- [Record set]
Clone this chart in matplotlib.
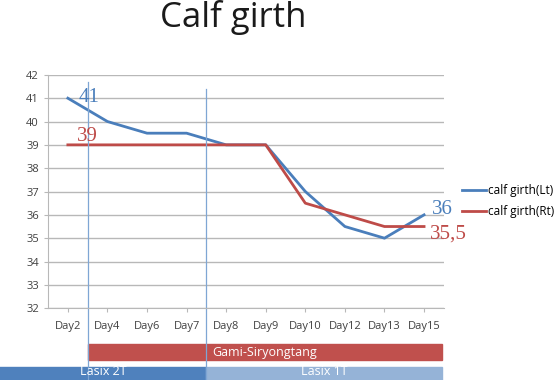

* * *

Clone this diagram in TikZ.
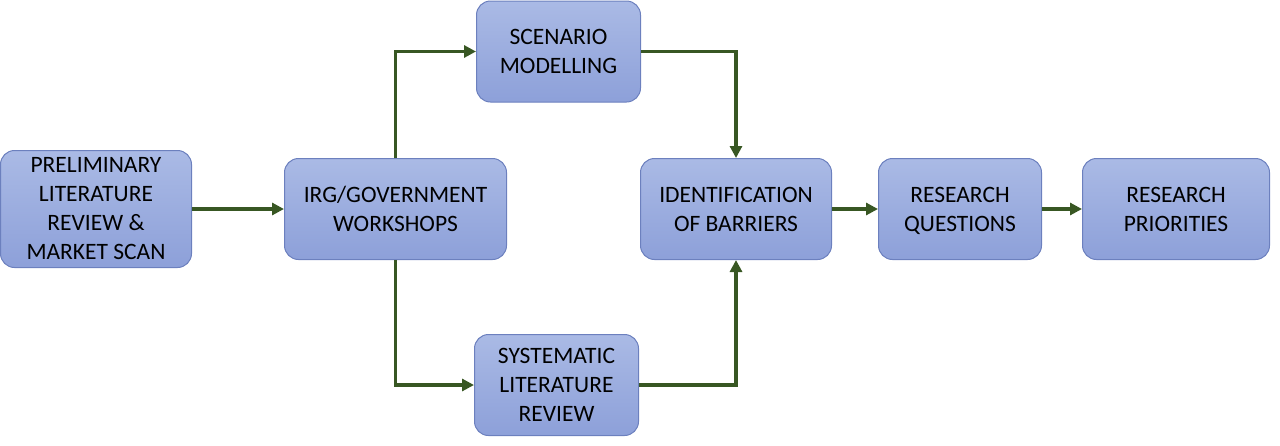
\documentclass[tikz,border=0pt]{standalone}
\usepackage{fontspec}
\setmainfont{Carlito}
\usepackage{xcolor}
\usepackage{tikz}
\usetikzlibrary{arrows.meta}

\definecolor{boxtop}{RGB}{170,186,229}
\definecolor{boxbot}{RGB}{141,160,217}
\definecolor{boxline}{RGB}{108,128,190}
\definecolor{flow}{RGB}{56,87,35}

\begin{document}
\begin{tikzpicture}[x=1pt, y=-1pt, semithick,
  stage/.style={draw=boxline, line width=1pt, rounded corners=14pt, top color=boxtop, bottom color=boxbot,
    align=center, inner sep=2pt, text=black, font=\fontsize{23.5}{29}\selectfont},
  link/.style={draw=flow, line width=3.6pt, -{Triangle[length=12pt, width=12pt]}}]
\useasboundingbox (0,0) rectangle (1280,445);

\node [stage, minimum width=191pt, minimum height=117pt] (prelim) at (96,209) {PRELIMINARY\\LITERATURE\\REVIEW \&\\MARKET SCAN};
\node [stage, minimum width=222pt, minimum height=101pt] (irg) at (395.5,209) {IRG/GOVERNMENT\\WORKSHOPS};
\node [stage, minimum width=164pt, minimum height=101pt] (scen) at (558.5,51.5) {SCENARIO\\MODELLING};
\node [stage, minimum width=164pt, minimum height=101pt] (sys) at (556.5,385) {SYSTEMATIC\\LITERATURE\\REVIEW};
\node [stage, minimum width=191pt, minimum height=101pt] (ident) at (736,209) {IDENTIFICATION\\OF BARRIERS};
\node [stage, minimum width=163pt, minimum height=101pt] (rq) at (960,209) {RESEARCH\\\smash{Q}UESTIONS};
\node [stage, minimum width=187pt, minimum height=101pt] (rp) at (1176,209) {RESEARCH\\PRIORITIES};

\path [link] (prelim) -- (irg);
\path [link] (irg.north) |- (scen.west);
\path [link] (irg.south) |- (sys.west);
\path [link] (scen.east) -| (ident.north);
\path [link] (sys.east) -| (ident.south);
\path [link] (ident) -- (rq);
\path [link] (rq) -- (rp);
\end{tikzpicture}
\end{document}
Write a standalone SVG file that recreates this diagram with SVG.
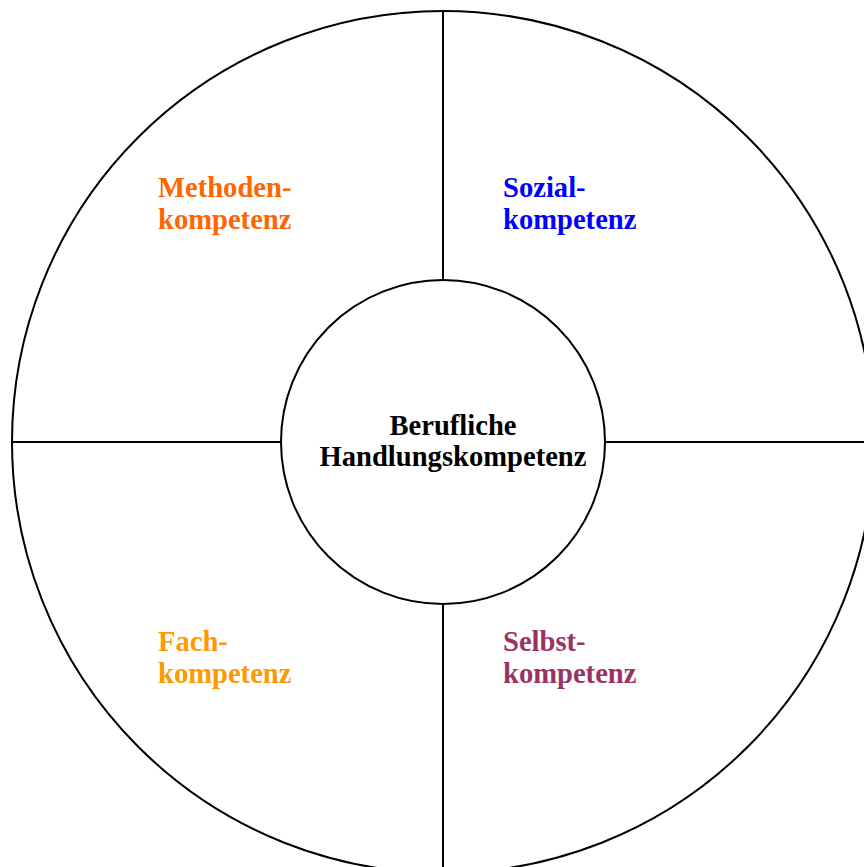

- [Direction]
Check every line of the records above for the string "this" and say how many contain it, giving the number alone.

- [Written answer]
3